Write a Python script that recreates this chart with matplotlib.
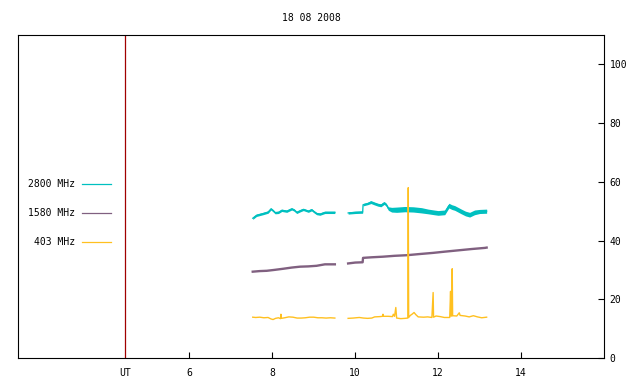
import matplotlib
matplotlib.use("Agg")
import matplotlib.pyplot as plt
import numpy as np

title = "18 08 2008"
series_names = ["2800 MHz", "1580 MHz", "403 MHz"]
colors = ["#00c0c0", "#806080", "#ffc020"]
marker_hour = 4.45
x_ticks = [6, 8, 10, 12, 14]
y_ticks = [0, 20, 40, 60, 80, 100]

# 2800 MHz (two segments): hours, values, band half-width
c1_t = [7.53, 7.62, 7.70, 7.78, 7.90, 7.97, 8.02, 8.07, 8.15, 8.23, 8.35, 8.47, 8.53, 8.59,
        8.68, 8.75, 8.87, 8.95, 9.01, 9.07, 9.15, 9.27, 9.40, 9.51]
c1_v = [47.6, 48.6, 48.9, 49.2, 49.7, 50.8, 50.2, 49.5, 49.6, 50.3, 50.0, 50.8, 50.4, 49.6,
        50.2, 50.6, 50.0, 50.5, 49.8, 49.2, 49.0, 49.6, 49.6, 49.6]
c1_s = [0.4] * len(c1_t)
c2_t = [9.83, 10.00, 10.18, 10.19, 10.30, 10.38, 10.47, 10.55, 10.62, 10.70, 10.75, 10.80,
        10.88, 11.00, 11.20, 11.40, 11.60, 11.76, 11.90, 12.00, 12.16, 12.26, 12.33, 12.40,
        12.48, 12.56, 12.66, 12.76, 12.88, 13.00, 13.17]
c2_v = [49.4, 49.6, 49.7, 52.2, 52.6, 53.1, 52.6, 52.2, 52.0, 52.8, 52.2, 50.9,
        50.5, 50.5, 50.7, 50.6, 50.3, 49.9, 49.6, 49.4, 49.6, 51.9, 51.4, 51.1,
        50.5, 49.9, 49.2, 48.8, 49.6, 49.9, 50.0]
c2_s = [0.4, 0.4, 0.4, 0.4, 0.4, 0.5, 0.5, 0.5, 0.5, 0.5, 0.5, 0.6,
        0.8, 0.9, 0.9, 0.9, 0.9, 0.8, 0.8, 0.8, 0.8, 0.8, 0.8, 0.8,
        0.8, 0.8, 0.8, 0.8, 0.8, 0.7, 0.7]

# 1580 MHz
p1_t = [7.53, 7.70, 7.87, 8.05, 8.27, 8.47, 8.67, 8.87, 9.07, 9.27, 9.51]
p1_v = [29.4, 29.6, 29.7, 30.0, 30.4, 30.8, 31.1, 31.2, 31.4, 31.9, 31.9]
p2_t = [9.83, 10.00, 10.18, 10.19, 10.40, 10.67, 10.95, 11.24, 11.55, 11.88, 12.15, 12.44,
        12.80, 13.13, 13.17]
p2_v = [32.2, 32.5, 32.6, 34.1, 34.3, 34.5, 34.8, 35.0, 35.4, 35.8, 36.2, 36.6,
        37.1, 37.5, 37.6]

# 403 MHz
o1_t = [7.53, 7.60, 7.70, 7.80, 7.90, 7.97, 8.02, 8.08, 8.15, 8.20, 8.21, 8.22, 8.30, 8.40,
        8.50, 8.60, 8.70, 8.80, 8.90, 9.00, 9.10, 9.20, 9.30, 9.40, 9.51]
o1_v = [13.9, 13.8, 13.9, 13.7, 13.8, 13.3, 13.1, 13.5, 13.7, 13.4, 14.9, 13.5, 13.7, 14.0,
        13.9, 13.6, 13.6, 13.7, 13.9, 13.9, 13.7, 13.7, 13.6, 13.7, 13.6]
o2_t = [9.83, 9.95, 10.10, 10.20, 10.30, 10.40, 10.47, 10.60, 10.66, 10.67, 10.68, 10.80,
        10.90, 10.92, 10.95, 10.98, 11.00, 11.10, 11.20, 11.27, 11.28, 11.29, 11.33, 11.38,
        11.42, 11.46, 11.52, 11.65, 11.75, 11.85, 11.88, 11.89, 11.95, 12.05, 12.15, 12.28,
        12.30, 12.31, 12.33, 12.34, 12.35, 12.45, 12.51, 12.53, 12.65, 12.75, 12.85, 12.95,
        13.05, 13.17]
o2_v = [13.5, 13.6, 13.8, 13.6, 13.5, 13.6, 14.0, 14.1, 14.2, 14.9, 14.2, 14.2,
        14.1, 14.9, 14.2, 17.2, 13.6, 13.4, 13.5, 13.6, 58.0, 13.8, 14.5, 15.0,
        15.5, 14.8, 14.0, 13.9, 14.0, 13.8, 22.3, 13.9, 14.3, 14.1, 13.8, 13.8,
        22.7, 14.3, 14.3, 30.4, 14.4, 14.3, 15.4, 14.5, 14.3, 14.0, 14.4, 14.0,
        13.7, 13.9]

font = "DejaVu Sans Mono"
fs = 7

fig = plt.figure(figsize=(6.4, 3.84), dpi=100)
ax = fig.add_axes([18 / 640, 26 / 384, 586 / 640, 323 / 384])
ax.set_xlim(1.87, 16.0)
ax.set_ylim(0, 110)

ax.axvline(marker_hour, color="#a00000", lw=0.9, zorder=1)

for t, v, s in [(c1_t, c1_v, c1_s), (c2_t, c2_v, c2_s)]:
    t = np.array(t); v = np.array(v); s = np.array(s)
    ax.fill_between(t, v - s, v + s, color=colors[0], lw=0, zorder=2)
    ax.plot(t, v, color=colors[0], lw=0.9, zorder=2)
for t, v in [(p1_t, p1_v), (p2_t, p2_v)]:
    ax.plot(t, v, color=colors[1], lw=1.7, zorder=2)
for t, v in [(o1_t, o1_v), (o2_t, o2_v)]:
    ax.plot(t, v, color=colors[2], lw=1.0, zorder=3)

for sp in ax.spines.values():
    sp.set_linewidth(0.8)
    sp.set_color("black")

ax.set_xticks([marker_hour] + x_ticks)
ax.set_xticklabels(["UT"] + [str(x) for x in x_ticks], fontfamily=font, fontsize=fs)
ax.tick_params(axis="x", direction="in", length=4, width=0.8, pad=7.5, top=False)
ax.xaxis.get_major_ticks()[0].tick1line.set_visible(False)

ax.yaxis.tick_right()
ax.set_yticks(y_ticks)
ax.set_yticklabels([str(y) for y in y_ticks], fontfamily=font, fontsize=fs)
ax.tick_params(axis="y", direction="in", length=4, width=0.8, pad=4, left=False, right=True)

leg_y = [0.538, 0.448, 0.359]
for name, col, yy in zip(series_names, colors, leg_y):
    ax.text(0.0973, yy, name, transform=ax.transAxes, ha="right", va="center",
            fontfamily=font, fontsize=fs)
    ax.plot([0.109, 0.158], [yy, yy], transform=ax.transAxes, color=col, lw=0.9,
            clip_on=False)

fig.text(311 / 640, 1 - 18 / 384, title, ha="center", va="center", fontfamily=font, fontsize=fs)

fig.savefig("out.png", dpi=100)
-*-*-
SET PROBLEM — Output the lines above in full and exactly as given, omitting any pictures.

EXERCISE OUTPUT —
Write a Python script that recreates this chart with matplotlib.
import matplotlib
matplotlib.use("Agg")
import matplotlib.pyplot as plt
import numpy as np

title = "18 08 2008"
series_names = ["2800 MHz", "1580 MHz", "403 MHz"]
colors = ["#00c0c0", "#806080", "#ffc020"]
marker_hour = 4.45
x_ticks = [6, 8, 10, 12, 14]
y_ticks = [0, 20, 40, 60, 80, 100]

# 2800 MHz (two segments): hours, values, band half-width
c1_t = [7.53, 7.62, 7.70, 7.78, 7.90, 7.97, 8.02, 8.07, 8.15, 8.23, 8.35, 8.47, 8.53, 8.59,
        8.68, 8.75, 8.87, 8.95, 9.01, 9.07, 9.15, 9.27, 9.40, 9.51]
c1_v = [47.6, 48.6, 48.9, 49.2, 49.7, 50.8, 50.2, 49.5, 49.6, 50.3, 50.0, 50.8, 50.4, 49.6,
        50.2, 50.6, 50.0, 50.5, 49.8, 49.2, 49.0, 49.6, 49.6, 49.6]
c1_s = [0.4] * len(c1_t)
c2_t = [9.83, 10.00, 10.18, 10.19, 10.30, 10.38, 10.47, 10.55, 10.62, 10.70, 10.75, 10.80,
        10.88, 11.00, 11.20, 11.40, 11.60, 11.76, 11.90, 12.00, 12.16, 12.26, 12.33, 12.40,
        12.48, 12.56, 12.66, 12.76, 12.88, 13.00, 13.17]
c2_v = [49.4, 49.6, 49.7, 52.2, 52.6, 53.1, 52.6, 52.2, 52.0, 52.8, 52.2, 50.9,
        50.5, 50.5, 50.7, 50.6, 50.3, 49.9, 49.6, 49.4, 49.6, 51.9, 51.4, 51.1,
        50.5, 49.9, 49.2, 48.8, 49.6, 49.9, 50.0]
c2_s = [0.4, 0.4, 0.4, 0.4, 0.4, 0.5, 0.5, 0.5, 0.5, 0.5, 0.5, 0.6,
        0.8, 0.9, 0.9, 0.9, 0.9, 0.8, 0.8, 0.8, 0.8, 0.8, 0.8, 0.8,
        0.8, 0.8, 0.8, 0.8, 0.8, 0.7, 0.7]

# 1580 MHz
p1_t = [7.53, 7.70, 7.87, 8.05, 8.27, 8.47, 8.67, 8.87, 9.07, 9.27, 9.51]
p1_v = [29.4, 29.6, 29.7, 30.0, 30.4, 30.8, 31.1, 31.2, 31.4, 31.9, 31.9]
p2_t = [9.83, 10.00, 10.18, 10.19, 10.40, 10.67, 10.95, 11.24, 11.55, 11.88, 12.15, 12.44,
        12.80, 13.13, 13.17]
p2_v = [32.2, 32.5, 32.6, 34.1, 34.3, 34.5, 34.8, 35.0, 35.4, 35.8, 36.2, 36.6,
        37.1, 37.5, 37.6]

# 403 MHz
o1_t = [7.53, 7.60, 7.70, 7.80, 7.90, 7.97, 8.02, 8.08, 8.15, 8.20, 8.21, 8.22, 8.30, 8.40,
        8.50, 8.60, 8.70, 8.80, 8.90, 9.00, 9.10, 9.20, 9.30, 9.40, 9.51]
o1_v = [13.9, 13.8, 13.9, 13.7, 13.8, 13.3, 13.1, 13.5, 13.7, 13.4, 14.9, 13.5, 13.7, 14.0,
        13.9, 13.6, 13.6, 13.7, 13.9, 13.9, 13.7, 13.7, 13.6, 13.7, 13.6]
o2_t = [9.83, 9.95, 10.10, 10.20, 10.30, 10.40, 10.47, 10.60, 10.66, 10.67, 10.68, 10.80,
        10.90, 10.92, 10.95, 10.98, 11.00, 11.10, 11.20, 11.27, 11.28, 11.29, 11.33, 11.38,
        11.42, 11.46, 11.52, 11.65, 11.75, 11.85, 11.88, 11.89, 11.95, 12.05, 12.15, 12.28,
        12.30, 12.31, 12.33, 12.34, 12.35, 12.45, 12.51, 12.53, 12.65, 12.75, 12.85, 12.95,
        13.05, 13.17]
o2_v = [13.5, 13.6, 13.8, 13.6, 13.5, 13.6, 14.0, 14.1, 14.2, 14.9, 14.2, 14.2,
        14.1, 14.9, 14.2, 17.2, 13.6, 13.4, 13.5, 13.6, 58.0, 13.8, 14.5, 15.0,
        15.5, 14.8, 14.0, 13.9, 14.0, 13.8, 22.3, 13.9, 14.3, 14.1, 13.8, 13.8,
        22.7, 14.3, 14.3, 30.4, 14.4, 14.3, 15.4, 14.5, 14.3, 14.0, 14.4, 14.0,
        13.7, 13.9]

font = "DejaVu Sans Mono"
fs = 7

fig = plt.figure(figsize=(6.4, 3.84), dpi=100)
ax = fig.add_axes([18 / 640, 26 / 384, 586 / 640, 323 / 384])
ax.set_xlim(1.87, 16.0)
ax.set_ylim(0, 110)

ax.axvline(marker_hour, color="#a00000", lw=0.9, zorder=1)

for t, v, s in [(c1_t, c1_v, c1_s), (c2_t, c2_v, c2_s)]:
    t = np.array(t); v = np.array(v); s = np.array(s)
    ax.fill_between(t, v - s, v + s, color=colors[0], lw=0, zorder=2)
    ax.plot(t, v, color=colors[0], lw=0.9, zorder=2)
for t, v in [(p1_t, p1_v), (p2_t, p2_v)]:
    ax.plot(t, v, color=colors[1], lw=1.7, zorder=2)
for t, v in [(o1_t, o1_v), (o2_t, o2_v)]:
    ax.plot(t, v, color=colors[2], lw=1.0, zorder=3)

for sp in ax.spines.values():
    sp.set_linewidth(0.8)
    sp.set_color("black")

ax.set_xticks([marker_hour] + x_ticks)
ax.set_xticklabels(["UT"] + [str(x) for x in x_ticks], fontfamily=font, fontsize=fs)
ax.tick_params(axis="x", direction="in", length=4, width=0.8, pad=7.5, top=False)
ax.xaxis.get_major_ticks()[0].tick1line.set_visible(False)

ax.yaxis.tick_right()
ax.set_yticks(y_ticks)
ax.set_yticklabels([str(y) for y in y_ticks], fontfamily=font, fontsize=fs)
ax.tick_params(axis="y", direction="in", length=4, width=0.8, pad=4, left=False, right=True)

leg_y = [0.538, 0.448, 0.359]
for name, col, yy in zip(series_names, colors, leg_y):
    ax.text(0.0973, yy, name, transform=ax.transAxes, ha="right", va="center",
            fontfamily=font, fontsize=fs)
    ax.plot([0.109, 0.158], [yy, yy], transform=ax.transAxes, color=col, lw=0.9,
            clip_on=False)

fig.text(311 / 640, 1 - 18 / 384, title, ha="center", va="center", fontfamily=font, fontsize=fs)

fig.savefig("out.png", dpi=100)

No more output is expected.